米国の金利が上昇すると、既存債券の価格は下落します。特に長期債ETF(TLTなど)は金利変動の影響を強く受けます。

5-3. 利回りの低さ

安全性が高い分、国債ETFの利回りは株式や高配当ETFより低め。資産の一部として組み込むのが基本です。


6. 投資戦略と活用法

6-1. 分散投資の一部として組み込む

株式:債券=7:3 や 6:4 など、自分のリスク許容度に応じて配分します。
リスクを抑えたい人ほど債券比率を高めると安定性が増します。


6-2. 金利動向を意識する

  • 金利が高い局面 → 債券価格は安い(買い時)
  • 金利が低い局面 → 債券価格は高い(売り時)

長期的には金利サイクルを見ながら投資判断することが重要です。


6-3. 為替ヘッジの活用

円高局面で買い、円安局面で利益を狙う戦略もありますが、タイミングを計るのは難しいため、ヘッジあり・なしを使い分けるのが現実的です。


6-4. インカム狙いの長期保有

債券ETFは定期的に利息収入(分配金)を得られるため、インカムゲインを重視した長期運用に向いています。


7. 代表的な米国債券ETFまとめ

種類ティッカー特徴
短期国債ETFSHY価格変動が小さく安全性重視
中期国債ETFIEFバランス型
長期国債ETFTLT金利変動の影響大・値動き大きめ
総合債券ETFAGG/BND米国債+社債+MBSで広く分散
投資適格社債ETFLQD米国優良企業社債
ハイイールド社債ETFHYG高利回りだがリスク高
インフレ連動債ETFTIPインフレヘッジ向け

8. まとめ

米国債券連動ETFは、安定性と分散効果を兼ね備えた投資先です。
特に株式市場が不安定な時期や、円安・インフレ対策としてポートフォリオに組み入れる価値があります。

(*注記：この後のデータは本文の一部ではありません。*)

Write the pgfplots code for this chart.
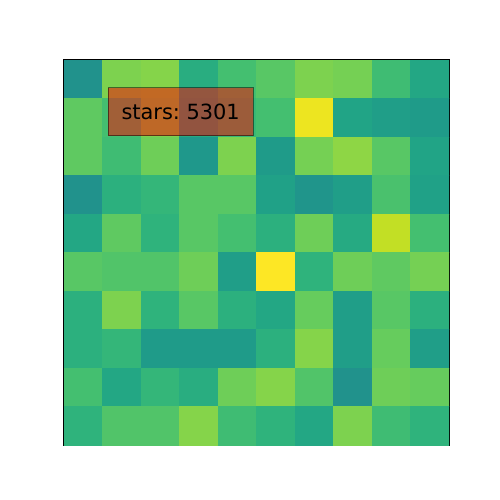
\documentclass[border=0pt]{standalone}
\usepackage{pgfplots}
\pgfplotsset{compat=1.18}
\usepackage{fontspec}
\setmainfont{DejaVu Sans}
\frenchspacing

\begin{document}
\begin{tikzpicture}
\path[use as bounding box] (0,0) rectangle (10cm,10cm);
\begin{axis}[
	at={(1.28cm,1.10cm)},
	anchor=south west,
	scale only axis,
	width=7.7cm,
	height=7.7cm,
	xmin=-0.5, xmax=9.5,
	ymin=-0.5, ymax=9.5,
	y dir=reverse,
	xtick=\empty,
	ytick=\empty,
	axis line style={line width=0.6pt},
	colormap name=viridis,
	point meta min=0,
	point meta max=77,
	]
	% star counts per cell, row 0 at the top
	\addplot[matrix plot*, mesh/cols=10, point meta=explicit] table[meta=c] {
x y c
0 0 39
1 0 62
2 0 63
3 0 48
4 0 54
5 0 57
6 0 62
7 0 61
8 0 53
9 0 46
0 1 58
1 1 54
2 1 62
3 1 47
4 1 52
5 1 54
6 1 75
7 1 45
8 1 43
9 1 42
0 2 58
1 2 53
2 2 60
3 2 41
4 2 62
5 2 42
6 2 61
7 2 64
8 2 57
9 2 45
0 3 39
1 3 49
2 3 51
3 3 57
4 3 57
5 3 44
6 3 40
7 3 43
8 3 55
9 3 44
0 4 46
1 4 58
2 4 50
3 4 57
4 4 54
5 4 49
6 4 60
7 4 47
8 4 70
9 4 54
0 5 57
1 5 56
2 5 56
3 5 60
4 5 43
5 5 77
6 5 50
7 5 60
8 5 58
9 5 61
0 6 49
1 6 62
2 6 50
3 6 57
4 6 49
5 6 46
6 6 59
7 6 43
8 6 57
9 6 49
0 7 49
1 7 51
2 7 42
3 7 42
4 7 42
5 7 49
6 7 63
7 7 43
8 7 59
9 7 43
0 8 54
1 8 46
2 8 51
3 8 48
4 8 60
5 8 63
6 8 56
7 8 39
8 8 60
9 8 59
0 9 50
1 9 56
2 9 56
3 9 63
4 9 53
5 9 50
6 9 46
7 9 62
8 9 53
9 9 50
	};
	\node[fill=red, fill opacity=0.5, draw=black, draw opacity=0.5, text opacity=1,
		line width=0.6pt, inner sep=0pt, minimum width=2.9cm, minimum height=0.96cm,
		font=\fontsize{11.9}{14}\selectfont]
		at (axis cs:2.53,0.85) {stars: 5301};
\end{axis}
\end{tikzpicture}
\end{document}
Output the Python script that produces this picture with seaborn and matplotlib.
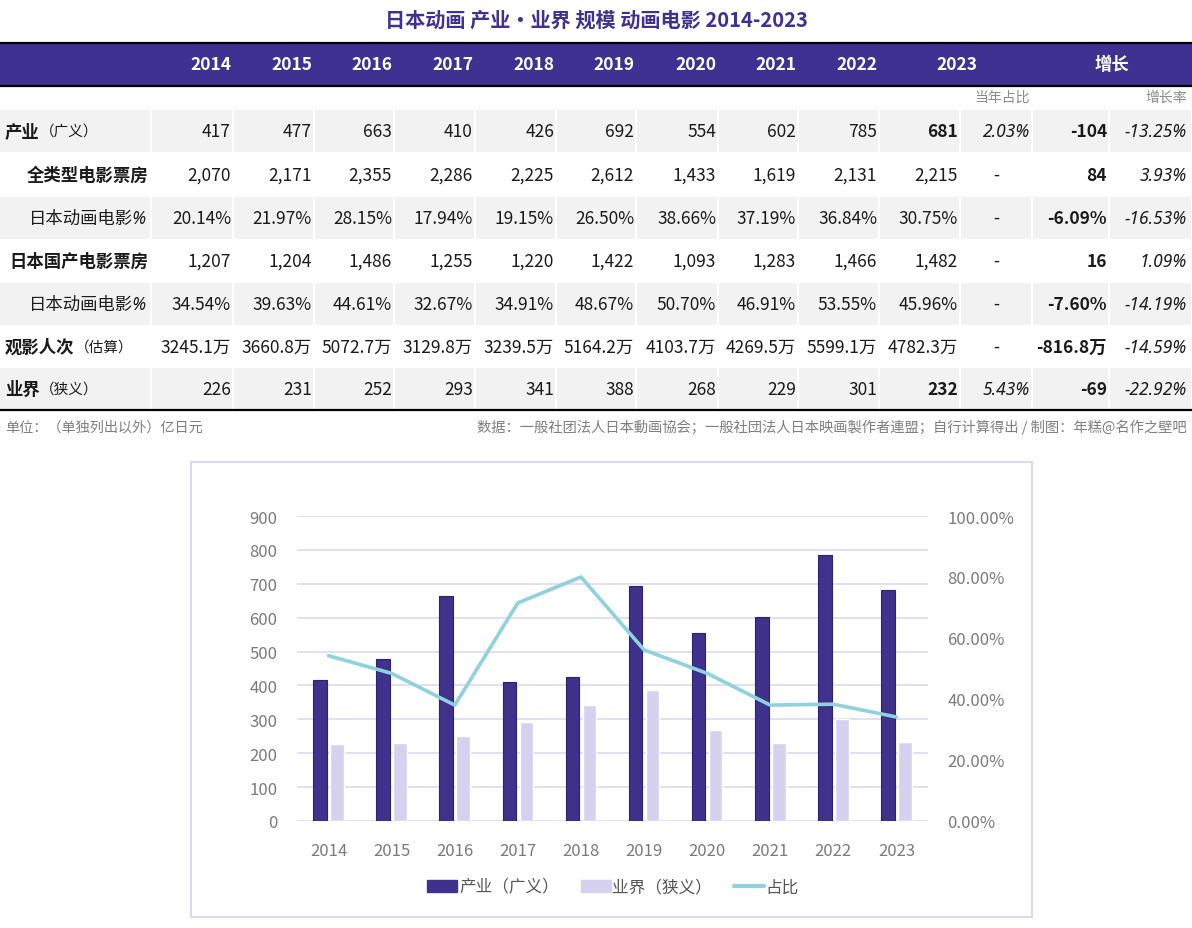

ただし、為替変動リスクや金利リスクは避けられないため、長期的な視点で保有し、資産全体のバランスを意識することが重要です。

  • 株式と債券のバランスをとる
  • 為替ヘッジの有無を選択
  • 金利サイクルを意識した積立・買い増し

こうしたポイントを押さえながら活用すれば、米国債券ETFは資産形成の安定化に大きく貢献します。